Business

February 2, 2015

FG urged to finance capital expenditure via capital market

FG urged to finance capital expenditure  via capital market

Operators in the Nigerian capital market have called on the Federal Government to source funds from the local market to finance capital expenditure instead of relying on the yearly meager budgetary allocation budget.

The operators who spoke at the one day dialogue on “Capital Market & the 2015 Federal Budget” organised by Chartered Institute of Stockbrokers, CIS, Association of Stock broking Houses of Nigeria, ASHON, and Association of Issuing Houses of Nigeria, AIHN in Lagos criticized the present 2015 budget, saying that the N634 billion earmarked for capital expenditure was inappropriate as the country requires more infrastructure that would boost production and enhance the standard of living of the people.

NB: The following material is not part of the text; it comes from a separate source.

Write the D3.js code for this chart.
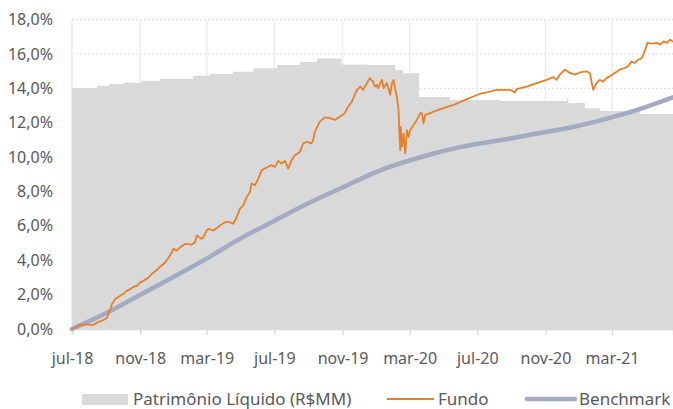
<!DOCTYPE html>
<html>
<head>
<meta charset="utf-8">
<script src="https://cdn.jsdelivr.net/npm/d3@7"></script>
<style>
  html, body { margin: 0; padding: 0; background: #fff; }
  svg { display: block; font-family: "Noto Sans", "Open Sans", sans-serif; }
</style>
</head>
<body>
<div id="chart"></div>
<script>
// axis ticks (mmm-yy, pt-BR)
const tickDates = ['2018-07-01', '2018-11-01', '2019-03-01', '2019-07-01', '2019-11-01',
    '2020-03-01', '2020-07-01', '2020-11-01', '2021-03-01'];
const monthNames = ['jan', 'fev', 'mar', 'abr', 'mai', 'jun', 'jul', 'ago', 'set', 'out', 'nov', 'dez'];
const yTicks = [0, 2, 4, 6, 8, 10, 12, 14, 16, 18];

// Patrimônio Líquido (R$MM) - secondary axis, hidden
const plSeries = [
    ['2018-07-01', 280.3], ['2018-08-15', 283.0], ['2018-09-07', 285.0], ['2018-10-01', 286.5],
    ['2018-11-04', 288.8], ['2018-12-07', 290.8], ['2019-02-04', 294.6], ['2019-03-07', 296.6],
    ['2019-04-17', 299.2], ['2019-05-24', 303.2], ['2019-07-06', 307.0], ['2019-08-16', 310.5],
    ['2019-09-16', 314.6], ['2019-10-30', 307.6], ['2019-12-15', 307.0], ['2020-02-04', 301.2],
    ['2020-02-18', 297.4], ['2020-03-18', 269.8], ['2020-05-13', 266.3], ['2020-08-11', 265.2],
    ['2020-12-10', 268.7], ['2020-12-12', 262.8], ['2021-01-11', 256.7], ['2021-02-07', 253.5],
    ['2021-04-21', 250.0], ['2021-06-19', 250.0]
];

// Fundo (%)
const fundoSeries = [
    ['2018-07-01', 0.00], ['2018-07-15', 0.23], ['2018-07-28', 0.27], ['2018-08-08', 0.23],
    ['2018-08-15', 0.37], ['2018-08-26', 0.51], ['2018-09-02', 0.66], ['2018-09-06', 0.95],
    ['2018-09-11', 1.44], ['2018-09-17', 1.74], ['2018-10-01', 2.03], ['2018-10-08', 2.22],
    ['2018-10-14', 2.32], ['2018-10-20', 2.45], ['2018-10-26', 2.51], ['2018-11-01', 2.71],
    ['2018-11-07', 2.81], ['2018-11-16', 3.00], ['2018-11-22', 3.20], ['2018-12-01', 3.43],
    ['2018-12-07', 3.62], ['2018-12-16', 3.87], ['2018-12-25', 4.27], ['2018-12-31', 4.66],
    ['2019-01-06', 4.56], ['2019-01-12', 4.75], ['2019-01-21', 4.95], ['2019-02-02', 4.91],
    ['2019-02-08', 5.04], ['2019-02-11', 5.44], ['2019-02-20', 5.24], ['2019-02-23', 5.34],
    ['2019-03-01', 5.73], ['2019-03-04', 5.83], ['2019-03-13', 5.73], ['2019-03-25', 6.02],
    ['2019-04-03', 6.21], ['2019-04-12', 6.21], ['2019-04-18', 6.12], ['2019-04-24', 6.50],
    ['2019-04-30', 7.00], ['2019-05-06', 7.19], ['2019-05-12', 7.67], ['2019-05-18', 7.97],
    ['2019-05-21', 8.46], ['2019-05-27', 8.36], ['2019-06-02', 8.75], ['2019-06-08', 9.23],
    ['2019-06-17', 9.39], ['2019-06-26', 9.53], ['2019-07-02', 9.43], ['2019-07-08', 9.78],
    ['2019-07-14', 9.63], ['2019-07-20', 9.78], ['2019-07-26', 9.33], ['2019-08-01', 9.82],
    ['2019-08-07', 10.11], ['2019-08-16', 10.30], ['2019-08-22', 10.79], ['2019-08-28', 10.89],
    ['2019-09-06', 10.79], ['2019-09-09', 10.99], ['2019-09-12', 11.47], ['2019-09-21', 12.06],
    ['2019-09-30', 12.31], ['2019-10-09', 12.26], ['2019-10-18', 12.16], ['2019-10-27', 12.35],
    ['2019-11-05', 12.55], ['2019-11-11', 12.93], ['2019-11-18', 13.23], ['2019-11-23', 13.62],
    ['2019-11-27', 13.91], ['2019-12-03', 14.10], ['2019-12-08', 13.91], ['2019-12-15', 14.30],
    ['2019-12-20', 14.59], ['2019-12-26', 14.39], ['2019-12-29', 14.10], ['2020-01-02', 14.20],
    ['2020-01-04', 14.01], ['2020-01-11', 14.49], ['2020-01-14', 14.01], ['2020-01-20', 14.30],
    ['2020-01-26', 13.62], ['2020-01-29', 14.30], ['2020-02-01', 14.49], ['2020-02-04', 13.91],
    ['2020-02-07', 13.52], ['2020-02-10', 12.74], ['2020-02-11', 11.76], ['2020-02-13', 10.40],
    ['2020-02-14', 11.76], ['2020-02-16', 10.60], ['2020-02-19', 11.38], ['2020-02-22', 10.21],
    ['2020-02-25', 11.57], ['2020-02-28', 11.18], ['2020-03-02', 11.57], ['2020-03-08', 11.86],
    ['2020-03-14', 12.16], ['2020-03-20', 12.55], ['2020-03-23', 12.55], ['2020-03-26', 11.96],
    ['2020-03-29', 12.45], ['2020-04-07', 12.55], ['2020-04-13', 12.64], ['2020-05-01', 12.84],
    ['2020-05-19', 13.03], ['2020-06-06', 13.28], ['2020-06-24', 13.52], ['2020-07-06', 13.68],
    ['2020-07-24', 13.81], ['2020-08-05', 13.91], ['2020-08-29', 13.91], ['2020-09-07', 13.75],
    ['2020-09-10', 13.95], ['2020-09-28', 14.10], ['2020-10-16', 14.30], ['2020-11-03', 14.49],
    ['2020-11-15', 14.65], ['2020-11-21', 14.49], ['2020-11-27', 14.79], ['2020-12-06', 15.08],
    ['2020-12-15', 14.89], ['2020-12-24', 14.79], ['2021-01-02', 14.92], ['2021-01-14', 14.98],
    ['2021-01-20', 14.89], ['2021-01-23', 14.39], ['2021-01-26', 13.91], ['2021-02-01', 14.30],
    ['2021-02-07', 14.49], ['2021-02-13', 14.39], ['2021-02-19', 14.59], ['2021-02-25', 14.69],
    ['2021-03-06', 14.89], ['2021-03-15', 15.08], ['2021-03-24', 15.18], ['2021-03-30', 15.27],
    ['2021-04-05', 15.56], ['2021-04-11', 15.47], ['2021-04-17', 15.66], ['2021-04-24', 15.76],
    ['2021-04-30', 16.25], ['2021-05-04', 16.64], ['2021-05-12', 16.60], ['2021-05-21', 16.64],
    ['2021-05-27', 16.54], ['2021-06-02', 16.73], ['2021-06-08', 16.64], ['2021-06-14', 16.83],
    ['2021-06-19', 16.70]
];

// Benchmark (%)
const benchSeries = [
    ['2018-07-01', 0.00], ['2018-09-08', 1.05], ['2018-11-01', 1.99], ['2018-12-25', 2.92],
    ['2019-03-07', 4.21], ['2019-04-24', 5.14], ['2019-07-02', 6.31], ['2019-08-16', 7.07],
    ['2019-10-27', 8.16], ['2020-01-08', 9.23], ['2020-04-07', 10.15], ['2020-05-31', 10.58],
    ['2020-08-24', 11.05], ['2020-10-22', 11.40], ['2020-12-21', 11.75], ['2021-03-10', 12.39],
    ['2021-04-21', 12.80], ['2021-06-19', 13.47]
];

const width = 673, height = 409;
const plot = {left: 72, right: 673, top: 19.5, bottom: 329};

const parse = d3.timeParse('%Y-%m-%d');
const toPoints = s => s.map(([d, v]) => ({date: parse(d), value: v}));
const pl = toPoints(plSeries);
const fundo = toPoints(fundoSeries);
const bench = toPoints(benchSeries);

const svg = d3.select('#chart')
    .append('svg')
    .attr('width', width)
    .attr('height', height);

const x = d3.scaleTime()
    .domain([parse('2018-07-01'), parse('2021-06-19')])
    .range([plot.left, plot.right]);
const y = d3.scaleLinear().domain([0, 18]).range([plot.bottom, plot.top]);
// hidden secondary axis for the PL area
const y2 = d3.scaleLinear().domain([0, 360]).range([plot.bottom, plot.top]);

// gridlines (behind the series)
svg.append('g')
    .selectAll('line')
    .data(yTicks.slice(1))
    .join('line')
    .attr('x1', plot.left).attr('x2', plot.right)
    .attr('y1', d => y(d)).attr('y2', d => y(d))
    .attr('stroke', '#d9d9d9')
    .attr('stroke-width', 1.3)
    .attr('stroke-dasharray', '1.5,2.5');

svg.append('g')
    .selectAll('line')
    .data(tickDates.map(parse))
    .join('line')
    .attr('x1', d => x(d)).attr('x2', d => x(d))
    .attr('y1', plot.top).attr('y2', plot.bottom)
    .attr('stroke', '#ececec')
    .attr('stroke-width', 1.5);

// PL area
const area = d3.area()
    .x(d => x(d.date))
    .y0(y2(0))
    .y1(d => y2(d.value))
    .curve(d3.curveStepAfter);

svg.append('path')
    .datum(pl)
    .attr('d', area)
    .attr('fill', '#d9d9d9');

// x axis
const fmtTick = d => `${monthNames[d.getMonth()]}-${String(d.getFullYear()).slice(2)}`;
const xAxis = svg.append('g')
    .attr('transform', `translate(0,${plot.bottom})`)
    .call(d3.axisBottom(x)
        .tickValues(tickDates.map(parse))
        .tickFormat(fmtTick)
        .tickSize(6)
        .tickPadding(18));
xAxis.select('.domain').attr('stroke', '#d9d9d9').attr('stroke-width', 1.3);
xAxis.selectAll('.tick line').attr('stroke', '#d9d9d9').attr('stroke-width', 1.3);
xAxis.selectAll('.tick text')
    .attr('fill', '#595959')
    .style('font-size', '16px')
    .style('font-family', '"Noto Sans", sans-serif');

// y axis
const yAxis = svg.append('g')
    .attr('transform', `translate(${plot.left},0)`)
    .call(d3.axisLeft(y)
        .tickValues(yTicks)
        .tickFormat(d => d.toFixed(1).replace('.', ',') + '%')
        .tickSize(0)
        .tickPadding(19));
yAxis.select('.domain').remove();
yAxis.selectAll('.tick text')
    .attr('fill', '#595959')
    .style('font-size', '16px')
    .style('font-family', '"Noto Sans", sans-serif');

// series lines
const line = d3.line()
    .x(d => x(d.date))
    .y(d => y(d.value));

svg.append('path')
    .datum(bench)
    .attr('d', line.curve(d3.curveMonotoneX))
    .attr('fill', 'none')
    .attr('stroke', '#a3abc2')
    .attr('stroke-width', 4.5)
    .attr('stroke-linecap', 'round');

svg.append('path')
    .datum(fundo)
    .attr('d', line.curve(d3.curveLinear))
    .attr('fill', 'none')
    .attr('stroke', '#e67f2a')
    .attr('stroke-width', 1.8)
    .attr('stroke-linejoin', 'round');

// legend
const legend = svg.append('g')
    .style('font-size', '17px')
    .attr('fill', '#595959');

legend.append('rect')
    .attr('x', 82).attr('y', 394)
    .attr('width', 46).attr('height', 11)
    .attr('fill', '#d9d9d9');
legend.append('text').attr('x', 133).attr('y', 405).text('Patrimônio Líquido (R$MM)');

legend.append('line')
    .attr('x1', 387).attr('x2', 434).attr('y1', 399).attr('y2', 399)
    .attr('stroke', '#e67f2a').attr('stroke-width', 2);
legend.append('text').attr('x', 438).attr('y', 405).text('Fundo');

legend.append('line')
    .attr('x1', 527).attr('x2', 575).attr('y1', 399).attr('y2', 399)
    .attr('stroke', '#a3abc2').attr('stroke-width', 4.5)
    .attr('stroke-linecap', 'round');
legend.append('text').attr('x', 579).attr('y', 405).text('Benchmark');
</script>
</body>
</html>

The guest speaker at the occasion, Mr. Tola Mobolurin said “The budget of 2015 is a budget of austerity and not a transition budget. The major assumptions in the 2015 Federal budget, which include a GDP growth rate of 5.5 percent, benchmark oil price of $65 per barrel, daily oil production volume of 2.28 million barrels and average exchange rate of N165 per dollar are not realistic because revenue projections are not in tandem with the reality of the oil market from which the bulk of the revenue is derived. The instability in the market is such that market reality changes every week. It is a tough job.” The Chairman, ASHON, Mr. Emeka Madubuike, said “The critical role that the government must play in a country is to ensure that it provides adequate welfare for its citizens. Countries all over the world ensure that they harness the capital market and deploy the long term funds to the critical areas that would provide benefits to the people.”

To this extent, he called on the government to fund the critical areas with long term funds from the capital market rather than the budget.

Speaking as well, Chairman of AIHN, Mr. Victor Ogiemwonyi said “The budget is a critical component of economic management and must be taking very serious. The 2015 budget is not realistic considering the drop in oil price. Also, the present situation where recurrent expenditure is reduced by six percent is not enough while the capital expenditure is reduced by 30 per cent is not good for an economy yearning for major improvement in infrastructure.”

Continuing, he said “There is need to reduce Monetary Policy Rate, MPR , so that interest rate would get reduced . We therefore implore the Federal Government through the Central Bank of Nigeria , CBN to commence the reduction of interest rate by a downward review of the MPR, especially now that we have achieved a moderation in inflation to single digit in the last two years. .In his own comment, President of CIS, Mr. Albert Okumagba said “All over the world, the capital market drives the entire economy as it provides a platform for government at all tiers to access medium and long term fund to execute developmental projects. Also, there is need for increased savings and investment , hence we call on the Federal Government to promote the culture of national savings through appropriate incentives.

In his remark at the occasion, Acting Director General, Securities and Exchange Commission, SEC, Mr. Mounir Gwarzo sad “The Federal government has planned the 2015 budget in a manner that ensures the most vulnerable are protected while safely pursuing the ultimate goal of economic diversification.

I think beyond this year’s budget, the capital market must begin to assert itself as the most reliable medium for government to source for funds to finance critical infrastructure.